In fact, blog and email servers are like Hotel California (You can check out any time you like, but you can never leave) as long as you care about others to be able to find you.
By buying a domain name, you get an address which stays the same, irrespective of where you host it. The host could be GitHub, Gitlab, Codeberg or even a small server powered by a Raspberry Pi! The readers will still be able to find you. And as a bonus, you can choose a domain name which represents your interests better.
Talking about interests, did you know there are a lot of TLDs (top
level domain names) right now. Dull
.net TLDs of yore are old-fashioned.
The prices can vary a lot! And there are a lot of gotchas to be considered in choosing
the "domain registrar". Where to buy can be confusing to a total beginner.
And this one on receiving emails which I will think about later. Self-hosting emails is not an easy feat.
No single correct or optimal answer exists to which domain name one should buy -- given the plethora of TLDs in the market! The prices are nearly fixed for a given TLD. This caught my eye, and I decided to scrap the table for offline brainstorming.

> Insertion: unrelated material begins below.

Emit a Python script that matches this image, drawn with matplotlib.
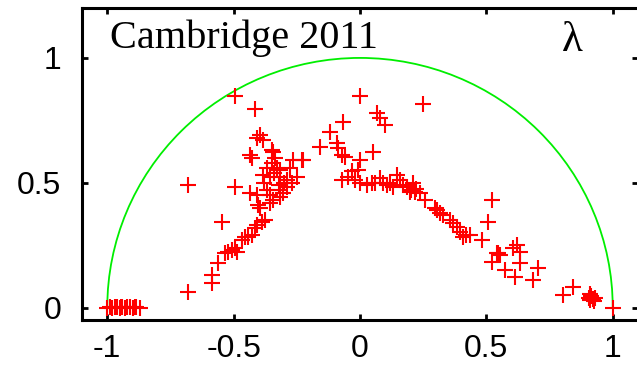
import matplotlib
matplotlib.use("Agg")
import matplotlib.pyplot as plt
from matplotlib.patches import Arc

# points (lambda plane)
x_left_base = [-1.0, -0.99, -0.98, -0.97, -0.96, -0.95, -0.945, -0.94,
               -0.93, -0.92, -0.91, -0.90, -0.89, -0.885, -0.87]
y_left_base = [0.0, 0.002, 0.0, 0.003, 0.001, 0.0, 0.002, 0.001,
               0.0, 0.002, 0.001, 0.0, 0.002, 0.001, 0.0]

x_left_arm = [-0.68, -0.585, -0.585, -0.561, -0.545, -0.534, -0.522, -0.506,
              -0.494, -0.486, -0.466, -0.455, -0.443, -0.427, -0.415, -0.407,
              -0.387, -0.375, -0.403, -0.395, -0.356, -0.344, -0.316, -0.304,
              -0.435, -0.407, -0.368, -0.356, -0.316, -0.289, -0.68, -0.494,
              -0.383, -0.356, -0.316, -0.249, -0.289, -0.269, -0.277, -0.265,
              -0.229, -0.316, -0.328, -0.368, -0.348, -0.336, -0.344, -0.427,
              -0.435, -0.383, -0.407, -0.395, -0.415, -0.494,
              -0.34, -0.30, -0.32, -0.35, -0.38]
y_left_arm = [0.062, 0.13, 0.10, 0.178, 0.342, 0.218, 0.222, 0.23,
              0.238, 0.222, 0.27, 0.282, 0.282, 0.29, 0.318, 0.33,
              0.342, 0.35, 0.41, 0.398, 0.418, 0.43, 0.442, 0.458,
              0.458, 0.45, 0.47, 0.45, 0.47, 0.482, 0.49, 0.482,
              0.53, 0.522, 0.522, 0.522, 0.51, 0.498, 0.558, 0.59,
              0.59, 0.55, 0.56, 0.56, 0.58, 0.60, 0.622, 0.60,
              0.61, 0.67, 0.678, 0.69, 0.794, 0.846,
              0.54, 0.50, 0.49, 0.63, 0.50]

x_middle = [0.0, 0.249, 0.067, 0.079, 0.099, -0.067, -0.119, -0.158,
            -0.091, -0.087, -0.071, -0.059, 0.051, 0.0, -0.225, -0.008,
            -0.071, -0.047, -0.02, 0.0, 0.028, 0.047, 0.079, 0.107,
            0.146, 0.158, 0.13, 0.186, 0.209, 0.217, 0.198, -0.03,
            0.06, 0.09, 0.12, 0.17, 0.20, 0.22]
y_middle = [0.846, 0.814, 0.778, 0.758, 0.73, 0.742, 0.702, 0.642,
            0.658, 0.638, 0.61, 0.602, 0.622, 0.59, 0.59, 0.55,
            0.51, 0.522, 0.51, 0.498, 0.49, 0.498, 0.518, 0.49,
            0.53, 0.51, 0.482, 0.482, 0.498, 0.462, 0.462, 0.545,
            0.50, 0.50, 0.50, 0.49, 0.47, 0.475]

x_right_arm = [0.237, 0.257, 0.296, 0.304, 0.316, 0.33, 0.356, 0.368,
               0.383, 0.395, 0.407, 0.42, 0.435, 0.482, 0.522, 0.506,
               0.541, 0.553, 0.545, 0.605, 0.62, 0.632, 0.522, 0.632,
               0.573, 0.613, 0.704, 0.684, 0.802, 0.842,
               0.905, 0.91, 0.915, 0.92, 0.925, 0.912, 0.93, 1.0]
y_right_arm = [0.458, 0.43, 0.398, 0.39, 0.378, 0.37, 0.35, 0.338,
               0.322, 0.302, 0.282, 0.29, 0.29, 0.27, 0.43, 0.342,
               0.218, 0.21, 0.22, 0.238, 0.25, 0.222, 0.182, 0.178,
               0.15, 0.122, 0.158, 0.11, 0.05, 0.082,
               0.04, 0.03, 0.045, 0.035, 0.025, 0.055, 0.04, 0.0]

x_ticks = [-1, -0.5, 0, 0.5, 1]
x_tick_labels = ["-1", "-0.5", "0", "0.5", "1"]
y_ticks = [0, 0.5, 1]
y_tick_labels = ["0", "0.5", "1"]

x_all = x_left_base + x_left_arm + x_middle + x_right_arm
y_all = y_left_base + y_left_arm + y_middle + y_right_arm

fig = plt.figure(figsize=(6.37, 3.69), dpi=100)
ax = fig.add_axes([82 / 637, 49 / 369, 556 / 637, 312 / 369])

ax.add_patch(Arc((0, 0), 2, 2, theta1=0, theta2=180, color="#00ee00", lw=1.3))
ax.plot(x_all, y_all, linestyle="none", marker="+", color="red",
        markersize=12, markeredgewidth=1.5)

ax.set_xlim(-1.1, 1.1)
ax.set_ylim(-0.05, 1.2)
ax.set_xticks(x_ticks)
ax.set_xticklabels(x_tick_labels)
ax.set_yticks(y_ticks)
ax.set_yticklabels(y_tick_labels)
ax.tick_params(direction="in", length=4, width=2, top=True, right=True,
               labelsize=23, labelfontfamily="Liberation Sans")
ax.tick_params(axis="x", pad=10)
ax.tick_params(axis="y", pad=15)
for spine in ax.spines.values():
    spine.set_linewidth(2.2)

ax.text(-0.99, 1.08, "Cambridge 2011", fontsize=29, family="Liberation Serif",
        va="center", ha="left")
ax.text(0.84, 1.07, "λ", fontsize=31, family="Liberation Serif",
        va="center", ha="center")

fig.savefig("out.png", dpi=100)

The result was a small domain-name-search Python tool
By doing so, I was able to check availability of different combinations of
domain names using
whois and visualize costs in an interactive plot. Of
course, it was not perfect, a few domain names which were available were up for
premium registration (prices often exceeding thousands of dollars). Which were
not for me. Once I had a shortlist done, it was easy to reduce the options.
And thus I registered fluid.quest
For now, I can say that:
- It is an ode to the skill that I have been trained in for nearly a decade, Fluid Mechanics.
- The quest post Ph.D. still continues
First I will archive a snapshot of the landing page and this post, in case someone runs into the blog years later with the old URL and receives a 404 error message, wondering what had happened.
I will soon a register the apex domain / subdomain to point to this very website via the new URL. Hopefully, all visits to the current URL ashwinvis.github.io would be redirected by GitHub as long I continue to use their service.
Over a longer period of time, I can turn to a different host with more ethical business model such as Codeberg.
The move is now complete to fluid.quest.